● **INFORMATION PROVIDED**
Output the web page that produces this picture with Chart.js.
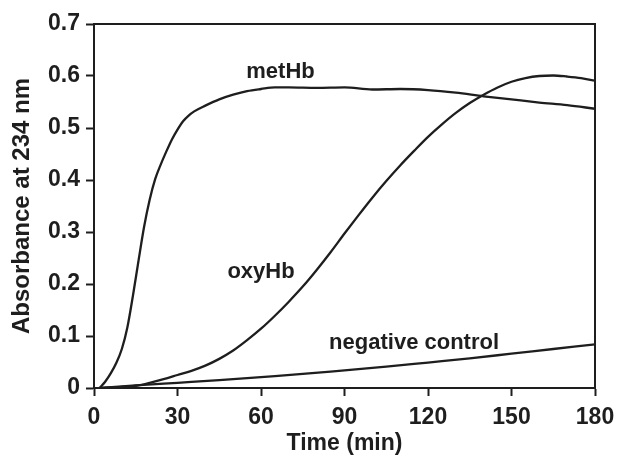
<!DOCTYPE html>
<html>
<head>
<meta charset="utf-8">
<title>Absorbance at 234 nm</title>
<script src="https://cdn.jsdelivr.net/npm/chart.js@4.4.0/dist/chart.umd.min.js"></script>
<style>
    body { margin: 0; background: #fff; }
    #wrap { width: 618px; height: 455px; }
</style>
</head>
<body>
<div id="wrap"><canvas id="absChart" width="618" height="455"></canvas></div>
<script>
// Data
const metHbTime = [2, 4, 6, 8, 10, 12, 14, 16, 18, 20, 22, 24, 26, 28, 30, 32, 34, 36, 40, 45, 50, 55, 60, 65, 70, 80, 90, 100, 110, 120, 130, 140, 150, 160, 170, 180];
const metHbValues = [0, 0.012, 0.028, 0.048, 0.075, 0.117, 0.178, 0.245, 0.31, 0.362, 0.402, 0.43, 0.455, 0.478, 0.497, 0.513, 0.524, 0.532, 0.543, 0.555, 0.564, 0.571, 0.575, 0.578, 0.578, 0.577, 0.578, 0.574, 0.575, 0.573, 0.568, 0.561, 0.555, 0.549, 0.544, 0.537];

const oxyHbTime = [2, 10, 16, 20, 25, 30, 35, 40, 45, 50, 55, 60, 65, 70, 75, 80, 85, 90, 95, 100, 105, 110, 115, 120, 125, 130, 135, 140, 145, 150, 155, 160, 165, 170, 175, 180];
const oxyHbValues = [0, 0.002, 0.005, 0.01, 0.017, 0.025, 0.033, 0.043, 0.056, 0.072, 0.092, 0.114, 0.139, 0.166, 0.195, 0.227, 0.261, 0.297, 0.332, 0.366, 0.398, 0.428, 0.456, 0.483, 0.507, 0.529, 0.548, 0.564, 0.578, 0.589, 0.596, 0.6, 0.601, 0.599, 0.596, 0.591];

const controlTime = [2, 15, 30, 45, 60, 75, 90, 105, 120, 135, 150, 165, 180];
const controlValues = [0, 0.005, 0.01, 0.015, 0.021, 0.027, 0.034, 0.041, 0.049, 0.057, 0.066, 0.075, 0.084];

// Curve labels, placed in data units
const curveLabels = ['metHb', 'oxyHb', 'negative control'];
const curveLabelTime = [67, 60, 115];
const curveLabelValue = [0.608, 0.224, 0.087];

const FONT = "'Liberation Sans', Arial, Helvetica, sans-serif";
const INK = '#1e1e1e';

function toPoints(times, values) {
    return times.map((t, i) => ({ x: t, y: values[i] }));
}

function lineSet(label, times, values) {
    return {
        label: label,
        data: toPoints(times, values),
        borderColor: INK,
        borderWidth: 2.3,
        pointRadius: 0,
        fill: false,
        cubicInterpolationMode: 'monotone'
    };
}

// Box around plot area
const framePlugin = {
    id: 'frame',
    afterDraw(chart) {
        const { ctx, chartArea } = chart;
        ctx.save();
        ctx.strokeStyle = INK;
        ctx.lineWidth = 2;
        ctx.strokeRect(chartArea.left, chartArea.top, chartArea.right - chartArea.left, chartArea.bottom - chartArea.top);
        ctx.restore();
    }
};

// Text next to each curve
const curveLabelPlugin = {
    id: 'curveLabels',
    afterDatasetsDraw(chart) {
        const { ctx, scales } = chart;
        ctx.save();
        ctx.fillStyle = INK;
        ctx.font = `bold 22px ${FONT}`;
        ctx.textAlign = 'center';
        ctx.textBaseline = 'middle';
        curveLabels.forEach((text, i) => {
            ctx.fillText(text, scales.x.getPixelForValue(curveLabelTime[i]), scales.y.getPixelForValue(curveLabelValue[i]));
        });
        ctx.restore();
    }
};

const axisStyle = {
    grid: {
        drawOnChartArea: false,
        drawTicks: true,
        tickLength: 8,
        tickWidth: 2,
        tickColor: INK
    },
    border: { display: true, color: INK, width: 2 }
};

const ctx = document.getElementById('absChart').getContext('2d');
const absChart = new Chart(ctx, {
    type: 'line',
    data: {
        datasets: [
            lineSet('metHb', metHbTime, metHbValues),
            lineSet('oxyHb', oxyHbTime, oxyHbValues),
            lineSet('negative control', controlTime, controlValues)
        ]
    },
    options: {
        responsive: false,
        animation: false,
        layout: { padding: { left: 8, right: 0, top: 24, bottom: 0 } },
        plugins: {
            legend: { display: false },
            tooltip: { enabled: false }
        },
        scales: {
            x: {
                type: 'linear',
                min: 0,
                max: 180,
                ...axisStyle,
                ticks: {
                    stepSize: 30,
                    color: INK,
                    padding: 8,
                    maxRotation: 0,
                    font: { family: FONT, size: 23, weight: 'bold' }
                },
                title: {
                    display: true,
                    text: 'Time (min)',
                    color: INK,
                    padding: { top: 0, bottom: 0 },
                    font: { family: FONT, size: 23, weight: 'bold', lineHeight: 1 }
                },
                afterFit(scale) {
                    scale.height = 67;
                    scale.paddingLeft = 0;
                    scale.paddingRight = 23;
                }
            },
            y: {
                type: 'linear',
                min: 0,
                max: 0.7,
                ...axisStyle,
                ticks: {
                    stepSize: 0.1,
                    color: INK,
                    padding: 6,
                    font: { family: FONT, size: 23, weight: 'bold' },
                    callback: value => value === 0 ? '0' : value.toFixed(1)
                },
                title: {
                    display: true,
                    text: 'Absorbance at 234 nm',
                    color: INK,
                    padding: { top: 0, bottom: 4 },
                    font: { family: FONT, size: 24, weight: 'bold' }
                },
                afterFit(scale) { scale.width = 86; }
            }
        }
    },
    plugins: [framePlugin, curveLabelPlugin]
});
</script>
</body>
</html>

● **WORK TO BE COMPLETED**
Copy the material above in full and exactly, skipping pictures.

● **TASK RESULT**
Output the web page that produces this picture with Chart.js.
<!DOCTYPE html>
<html>
<head>
<meta charset="utf-8">
<title>Absorbance at 234 nm</title>
<script src="https://cdn.jsdelivr.net/npm/chart.js@4.4.0/dist/chart.umd.min.js"></script>
<style>
    body { margin: 0; background: #fff; }
    #wrap { width: 618px; height: 455px; }
</style>
</head>
<body>
<div id="wrap"><canvas id="absChart" width="618" height="455"></canvas></div>
<script>
// Data
const metHbTime = [2, 4, 6, 8, 10, 12, 14, 16, 18, 20, 22, 24, 26, 28, 30, 32, 34, 36, 40, 45, 50, 55, 60, 65, 70, 80, 90, 100, 110, 120, 130, 140, 150, 160, 170, 180];
const metHbValues = [0, 0.012, 0.028, 0.048, 0.075, 0.117, 0.178, 0.245, 0.31, 0.362, 0.402, 0.43, 0.455, 0.478, 0.497, 0.513, 0.524, 0.532, 0.543, 0.555, 0.564, 0.571, 0.575, 0.578, 0.578, 0.577, 0.578, 0.574, 0.575, 0.573, 0.568, 0.561, 0.555, 0.549, 0.544, 0.537];

const oxyHbTime = [2, 10, 16, 20, 25, 30, 35, 40, 45, 50, 55, 60, 65, 70, 75, 80, 85, 90, 95, 100, 105, 110, 115, 120, 125, 130, 135, 140, 145, 150, 155, 160, 165, 170, 175, 180];
const oxyHbValues = [0, 0.002, 0.005, 0.01, 0.017, 0.025, 0.033, 0.043, 0.056, 0.072, 0.092, 0.114, 0.139, 0.166, 0.195, 0.227, 0.261, 0.297, 0.332, 0.366, 0.398, 0.428, 0.456, 0.483, 0.507, 0.529, 0.548, 0.564, 0.578, 0.589, 0.596, 0.6, 0.601, 0.599, 0.596, 0.591];

const controlTime = [2, 15, 30, 45, 60, 75, 90, 105, 120, 135, 150, 165, 180];
const controlValues = [0, 0.005, 0.01, 0.015, 0.021, 0.027, 0.034, 0.041, 0.049, 0.057, 0.066, 0.075, 0.084];

// Curve labels, placed in data units
const curveLabels = ['metHb', 'oxyHb', 'negative control'];
const curveLabelTime = [67, 60, 115];
const curveLabelValue = [0.608, 0.224, 0.087];

const FONT = "'Liberation Sans', Arial, Helvetica, sans-serif";
const INK = '#1e1e1e';

function toPoints(times, values) {
    return times.map((t, i) => ({ x: t, y: values[i] }));
}

function lineSet(label, times, values) {
    return {
        label: label,
        data: toPoints(times, values),
        borderColor: INK,
        borderWidth: 2.3,
        pointRadius: 0,
        fill: false,
        cubicInterpolationMode: 'monotone'
    };
}

// Box around plot area
const framePlugin = {
    id: 'frame',
    afterDraw(chart) {
        const { ctx, chartArea } = chart;
        ctx.save();
        ctx.strokeStyle = INK;
        ctx.lineWidth = 2;
        ctx.strokeRect(chartArea.left, chartArea.top, chartArea.right - chartArea.left, chartArea.bottom - chartArea.top);
        ctx.restore();
    }
};

// Text next to each curve
const curveLabelPlugin = {
    id: 'curveLabels',
    afterDatasetsDraw(chart) {
        const { ctx, scales } = chart;
        ctx.save();
        ctx.fillStyle = INK;
        ctx.font = `bold 22px ${FONT}`;
        ctx.textAlign = 'center';
        ctx.textBaseline = 'middle';
        curveLabels.forEach((text, i) => {
            ctx.fillText(text, scales.x.getPixelForValue(curveLabelTime[i]), scales.y.getPixelForValue(curveLabelValue[i]));
        });
        ctx.restore();
    }
};

const axisStyle = {
    grid: {
        drawOnChartArea: false,
        drawTicks: true,
        tickLength: 8,
        tickWidth: 2,
        tickColor: INK
    },
    border: { display: true, color: INK, width: 2 }
};

const ctx = document.getElementById('absChart').getContext('2d');
const absChart = new Chart(ctx, {
    type: 'line',
    data: {
        datasets: [
            lineSet('metHb', metHbTime, metHbValues),
            lineSet('oxyHb', oxyHbTime, oxyHbValues),
            lineSet('negative control', controlTime, controlValues)
        ]
    },
    options: {
        responsive: false,
        animation: false,
        layout: { padding: { left: 8, right: 0, top: 24, bottom: 0 } },
        plugins: {
            legend: { display: false },
            tooltip: { enabled: false }
        },
        scales: {
            x: {
                type: 'linear',
                min: 0,
                max: 180,
                ...axisStyle,
                ticks: {
                    stepSize: 30,
                    color: INK,
                    padding: 8,
                    maxRotation: 0,
                    font: { family: FONT, size: 23, weight: 'bold' }
                },
                title: {
                    display: true,
                    text: 'Time (min)',
                    color: INK,
                    padding: { top: 0, bottom: 0 },
                    font: { family: FONT, size: 23, weight: 'bold', lineHeight: 1 }
                },
                afterFit(scale) {
                    scale.height = 67;
                    scale.paddingLeft = 0;
                    scale.paddingRight = 23;
                }
            },
            y: {
                type: 'linear',
                min: 0,
                max: 0.7,
                ...axisStyle,
                ticks: {
                    stepSize: 0.1,
                    color: INK,
                    padding: 6,
                    font: { family: FONT, size: 23, weight: 'bold' },
                    callback: value => value === 0 ? '0' : value.toFixed(1)
                },
                title: {
                    display: true,
                    text: 'Absorbance at 234 nm',
                    color: INK,
                    padding: { top: 0, bottom: 4 },
                    font: { family: FONT, size: 24, weight: 'bold' }
                },
                afterFit(scale) { scale.width = 86; }
            }
        }
    },
    plugins: [framePlugin, curveLabelPlugin]
});
</script>
</body>
</html>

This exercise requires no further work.